Flag Gang – Super Sunday Before the Storm

The Sound Before the Storm

  • The Hot 8 Brass Band Lost Recording Series
  • New Orleans, Super Sunday 2005
  • Flag Gang

Just about a year before the parade, the virtuoso Hot 8 trombonist, Joe William, got shot and killed for nothing nobody who saw can figure to be right if you hear the tales officials tell for the why of it. There were many witnesses. Shot inside his truck by the police while his hands were up and sticking out the window like they’d bullhorned him to do – the bright white light on him, the police all around him with their loud lights and trained guns and horseshit stories for why it was right for them to shoot him down dead like that. These are the kinds of things that can happen in New Orleans.
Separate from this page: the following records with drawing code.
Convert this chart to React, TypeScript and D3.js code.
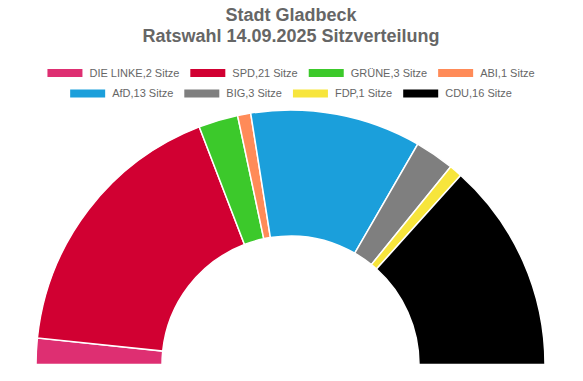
import React, { useMemo } from "react";
import * as d3 from "d3";

const parties = ["DIE LINKE", "SPD", "GRÜNE", "ABI", "AfD", "BIG", "FDP", "CDU"];
const seats = [2, 21, 3, 1, 13, 3, 1, 16];
const colors = ["#de2f72", "#d10032", "#3cc92b", "#ff8b58", "#1b9fdb", "#7f7f7f", "#f7e53c", "#000000"];
const legendRows = [[0, 1, 2, 3], [4, 5, 6, 7]];

const W = 583;
const H = 381;

function measure(text: string, font: string): number {
  const c = document.createElement("canvas").getContext("2d");
  if (!c) return text.length * 6;
  c.font = font;
  return c.measureText(text).width;
}

export default function App() {
  const cx = 290.5;
  const cy = 364.5;
  const outerR = 254.5;
  const innerR = 128.5;

  const arcs = useMemo(() => {
    const pie = d3
      .pie<number>()
      .sort(null)
      .startAngle(-Math.PI / 2)
      .endAngle(Math.PI / 2)
      .value((d) => d);
    return pie(seats);
  }, []);
  const arcGen = d3.arc<d3.PieArcDatum<number>>().innerRadius(innerR).outerRadius(outerR);

  const legendFont = "11px 'Liberation Sans', Arial, sans-serif";
  const swW = 35;
  const swH = 8;
  const txtGap = 7;
  const itemGap = 11;
  const legendCenter = 291;
  const rowY = [73, 93.5];

  const labels = parties.map((p, i) => `${p},${seats[i]} Sitze`);

  const legendItems: JSX.Element[] = [];
  legendRows.forEach((row, ri) => {
    const widths = row.map((i) => swW + txtGap + measure(labels[i], legendFont));
    const total = widths.reduce((a, b) => a + b, 0) + itemGap * (row.length - 1);
    let x = legendCenter - total / 2;
    row.forEach((i, k) => {
      legendItems.push(
        <g key={i} transform={`translate(${x},${rowY[ri]})`}>
          <rect x={0} y={-swH / 2} width={swW} height={swH} fill={colors[i]} />
          <text
            x={swW + txtGap}
            y={0}
            dy="0.35em"
            fontFamily="'Liberation Sans', Arial, sans-serif"
            fontSize={11}
            fill="#666"
          >
            {labels[i]}
          </text>
        </g>
      );
      x += widths[k] + itemGap;
    });
  });

  return (
    <svg
      width={W}
      height={H}
      style={{ position: "absolute", left: 0, top: 0, background: "#fff" }}
    >
      <rect width={W} height={H} fill="#fff" />
      <text
        x={291}
        y={21}
        textAnchor="middle"
        fontFamily="'Liberation Sans', Arial, sans-serif"
        fontWeight="bold"
        fontSize={18}
        fill="#666"
      >
        Stadt Gladbeck
      </text>
      <text
        x={291}
        y={42}
        textAnchor="middle"
        fontFamily="'Liberation Sans', Arial, sans-serif"
        fontWeight="bold"
        fontSize={18}
        fill="#666"
      >
        Ratswahl 14.09.2025 Sitzverteilung
      </text>
      {legendItems}
      <g transform={`translate(${cx},${cy})`}>
        {arcs.map((a, i) => (
          <path key={i} d={arcGen(a) || ""} fill={colors[i]} stroke="#fff" strokeWidth={1.5} />
        ))}
      </g>
    </svg>
  );
}
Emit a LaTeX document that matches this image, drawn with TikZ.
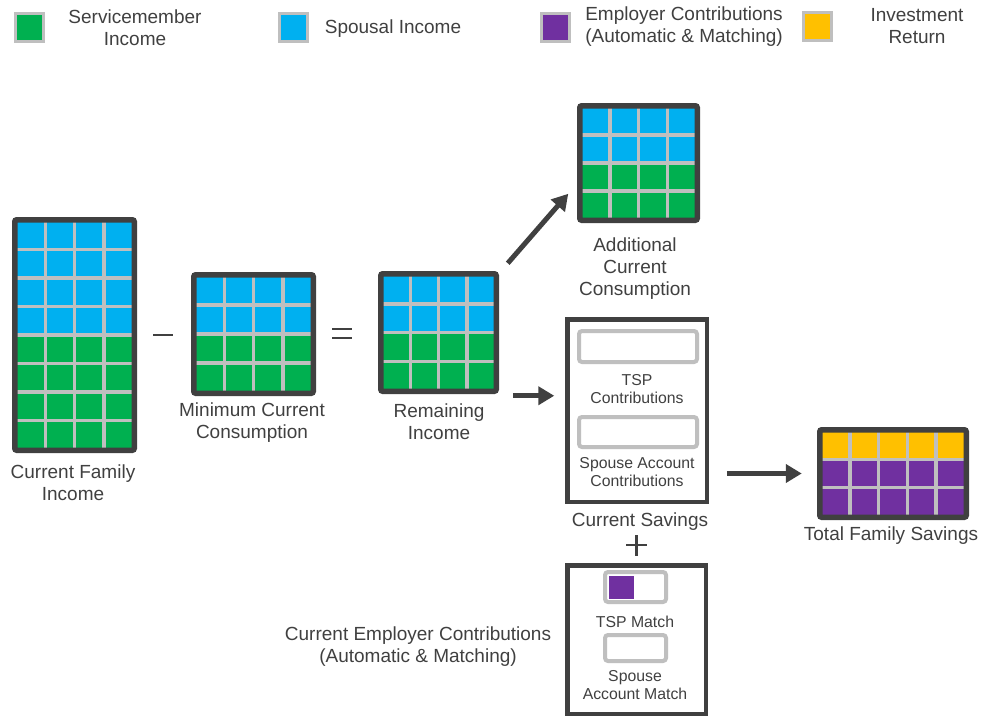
\documentclass[tikz,border=0pt]{standalone}
\usepackage{fontspec}
\setmainfont{Liberation Sans}
\usetikzlibrary{arrows.meta,calc}

\definecolor{cgreen}{HTML}{00B050}
\definecolor{cblue}{HTML}{00B0F0}
\definecolor{cpurple}{HTML}{7030A0}
\definecolor{cyellow}{HTML}{FFC000}
\definecolor{cgap}{HTML}{BFBFBF}
\definecolor{cdark}{HTML}{404040}
\definecolor{ctext}{HTML}{404040}

\tikzset{
  bigtext/.style={text=ctext, align=center, inner sep=0pt,
    font=\fontsize{19}{22}\selectfont},
  smalltext/.style={text=ctext, align=center, inner sep=0pt,
    font=\fontsize{15.8}{18}\selectfont},
  cellgap/.style={draw=cgap, line width=3.5pt},
  gridframe/.style={draw=cdark, line width=5.5pt, rounded corners=2pt,
    inner sep=0pt, outer sep=0pt},
  boxframe/.style={draw=cdark, line width=4.5pt, fill=white,
    inner sep=0pt, outer sep=0pt},
  slot/.style={draw=cgap, line width=4pt, rounded corners=3pt, fill=white,
    inner sep=0pt, outer sep=0pt},
  swatch/.style={draw=cgap, line width=3pt, inner sep=0pt,
    minimum width=28pt, minimum height=28pt},
  flowarrow/.style={draw=cdark, line width=5pt,
    -{Triangle[length=16pt,width=18pt]}},
  opline/.style={draw=cdark, line width=2.6pt},
}

% \cellgrid{name}{x0}{y0}{x1}{y1}{columns}{row colours, top to bottom}
\newcommand\cellgrid[7]{%
  \pgfmathsetmacro\gxa{#2+4}\pgfmathsetmacro\gya{#3+4}%
  \pgfmathsetmacro\gxb{#4-4}\pgfmathsetmacro\gyb{#5-4}%
  \foreach \rc [count=\rn] in {#7} {\xdef\gridrows{\rn}}%
  \foreach \rc [count=\rn from 0] in {#7} {
    \fill[\rc] (\gxa, {\gya+(\gyb-\gya)*\rn/\gridrows})
      rectangle (\gxb, {\gya+(\gyb-\gya)*(\rn+1)/\gridrows});
  }
  \pgfmathtruncatemacro\gridlastrow{\gridrows-1}%
  \foreach \k in {1,...,\gridlastrow}
    \draw[cellgap] (\gxa, {\gya+(\gyb-\gya)*\k/\gridrows})
      -- (\gxb, {\gya+(\gyb-\gya)*\k/\gridrows});
  \pgfmathtruncatemacro\gridlastcol{#6-1}%
  \foreach \k in {1,...,\gridlastcol}
    \draw[cellgap] ({\gxa+(\gxb-\gxa)*\k/#6}, \gya)
      -- ({\gxa+(\gxb-\gxa)*\k/#6}, \gyb);
  \node[gridframe, minimum width={#4-#2-5.5}, minimum height={#5-#3-5.5}]
    (#1) at ({(#2+#4)/2}, {(#3+#5)/2}) {};
}

\begin{document}
\begin{tikzpicture}[x=1pt, y=-1pt]
\useasboundingbox (0,0) rectangle (981,717);

% legend
\node[swatch, fill=cgreen]  (lg1) at (29,28) {};
\node[bigtext] (lt1) at (135,28) {Servicemember\\Income};
\node[swatch, fill=cblue]   (lg2) at (293,28) {};
\node[bigtext] (lt2) at (393,29) {Spousal Income};
\node[swatch, fill=cpurple] (lg3) at (555,28) {};
\node[bigtext] (lt3) at (684,27) {Employer Contributions\\(Automatic \& Matching)};
\node[swatch, fill=cyellow] (lg4) at (817,27) {};
\node[bigtext] (lt4) at (917,26) {Investment\\Return};

% income grids
\cellgrid{income}{12}{217}{137}{453}{4}{cblue,cblue,cblue,cblue,cgreen,cgreen,cgreen,cgreen}
\node[bigtext] (incomelbl) at (73,483) {Current Family\\Income};

\draw[opline] (153,335) -- (173,335);

\cellgrid{mincons}{191}{272}{316}{396}{4}{cblue,cblue,cgreen,cgreen}
\node[bigtext] (minconslbl) at (252,423) {Minimum Current\\Consumption};

\draw[opline] (332,329) -- (352,329) (332,338) -- (352,338);

\cellgrid{remain}{378}{271}{499}{394}{4}{cblue,cblue,cgreen,cgreen}
\node[bigtext] (remainlbl) at (439,422) {Remaining\\Income};

\cellgrid{addcons}{577}{103}{700}{223}{4}{cblue,cblue,cgreen,cgreen}
\node[bigtext] (addconslbl) at (635,269) {Additional\\Current\\Consumption};

% current savings
\node[boxframe, minimum width=139.5, minimum height=182.5] (sav) at (637,410.5) {};
\node[slot, minimum width=118, minimum height=31] (tspslot) at (638,346.5) {};
\node[smalltext] (tsplbl) at (637,389) {TSP\\Contributions};
\node[slot, minimum width=118, minimum height=30] (spslot) at (638,432) {};
\node[smalltext] (splbl) at (637,472.5) {Spouse Account\\Contributions};
\node[bigtext] (savlbl) at (640,522) {Current Savings};

\draw[opline] (626,545) -- (647,545) (636.5,535) -- (636.5,556);

% employer contributions
\node[boxframe, minimum width=138.5, minimum height=148.5] (emp) at (636.5,639.5) {};
\node[slot, minimum width=61, minimum height=30] (matchslot) at (635.5,587) {};
\fill[cpurple] (609,576) rectangle (634,599);
\node[smalltext] (matchlbl) at (635,622) {TSP Match};
\node[slot, minimum width=61, minimum height=26] (spmatchslot) at (635.5,648) {};
\node[smalltext] (spmatchlbl) at (635,685) {Spouse\\Account Match};
\node[bigtext] (emplbl) at (418,647) {Current Employer Contributions\\(Automatic \& Matching)};

% total savings
\cellgrid{total}{817}{427}{969}{520}{5}{cyellow,cpurple,cpurple}
\node[bigtext] (totallbl) at (891,536) {Total Family Savings};

% flows
\draw[flowarrow] ($(remain.north east)+(11.5,-10.5)$) -- ($(addcons.south west)+(-11.5,-26.5)$);
\draw[flowarrow] ($(remain.south east)+(16.5,4.5)$) -- ($(remain.south east -| sav.west)+(-13,4.5)$);
\draw[flowarrow] ($(sav.east |- total.west)+(20,0)$) -- ($(total.west)+(-18,0)$);
\end{tikzpicture}
\end{document}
They waited round for three hours to call the paramedics, Joe still moving, blood leaking out, body having form the half open door of his truck. They stood round and watched him die. Some took their uniforms off sick and others deep down angry, sweating and scared in the hot August night heat pushed the growing crowd far from the scene so nobody else could see how it looked, so nobody could see what po-po had done. They knew though. Everybody knew. There were meeting and overtures and even the mayor kind of wanted to know about it but fury doesn’t always hold the same forgiveness people are forced to accept when trying to make a separate peace to move forward through this short and hard and sweet and beautiful life.

So when the first big gathering of the 12 Mardi Gras Indian tribes came around, St. Joseph’s night, and the police let loose again but this time on the Mardi Gras Indians, fly bots and big chiefs in full plume regalia, billy club beat down, folks weren’t so surprised but having near enough. People can only take so much. Lies are hard to hide from those that see and a lot people down here see and know. You can only push people so far. When the police do what they want without worry it creates friction and in this ancient town of music that means heavy sound which you can hear when you listen to this Super Sunday parade: a great gathering of the Mardi Gras and brass band tribes. Open air music outside in the city streets so the sound moves round New Orleans changing shape in your ear depending on what’s sliding across the city soundscape, motorcycles and buses roaring overhead, the mic flowing in the currents of the sea of the crow as the Hot 8 march and step down Orleans, turn the bend beneath the Claiborne underpass with fire, all the way down the long avenue which used to be lined with giant live oak trees, the most beautiful street in the city, the traditional black meeting place where families would put on their finest an stroll the neutral ground in the warm springs and work falls sit in the deep shade of the oak trees, tor up to build a highway over the Treme, the oldest free black neighborhood in the country. The Hot 8’s crowd feeling it, charged up with Mardi Gras Indian energy, and Joe and the police shootings and painful deaths from things which never make any sense. The Hot 8 crowd singing and chanting, keeping rhythm, pace and time as the crowds of others did the same with they tribe so the parade seemed to go on and on filled with moving folks dancing to warrior rhythms from a long, long time ago. All of us, everyone moving in this city of God yearning for that release, to be let go, let alone, let free and for a moment in the sweep of sound, a moving sea of black faces, everyone was there.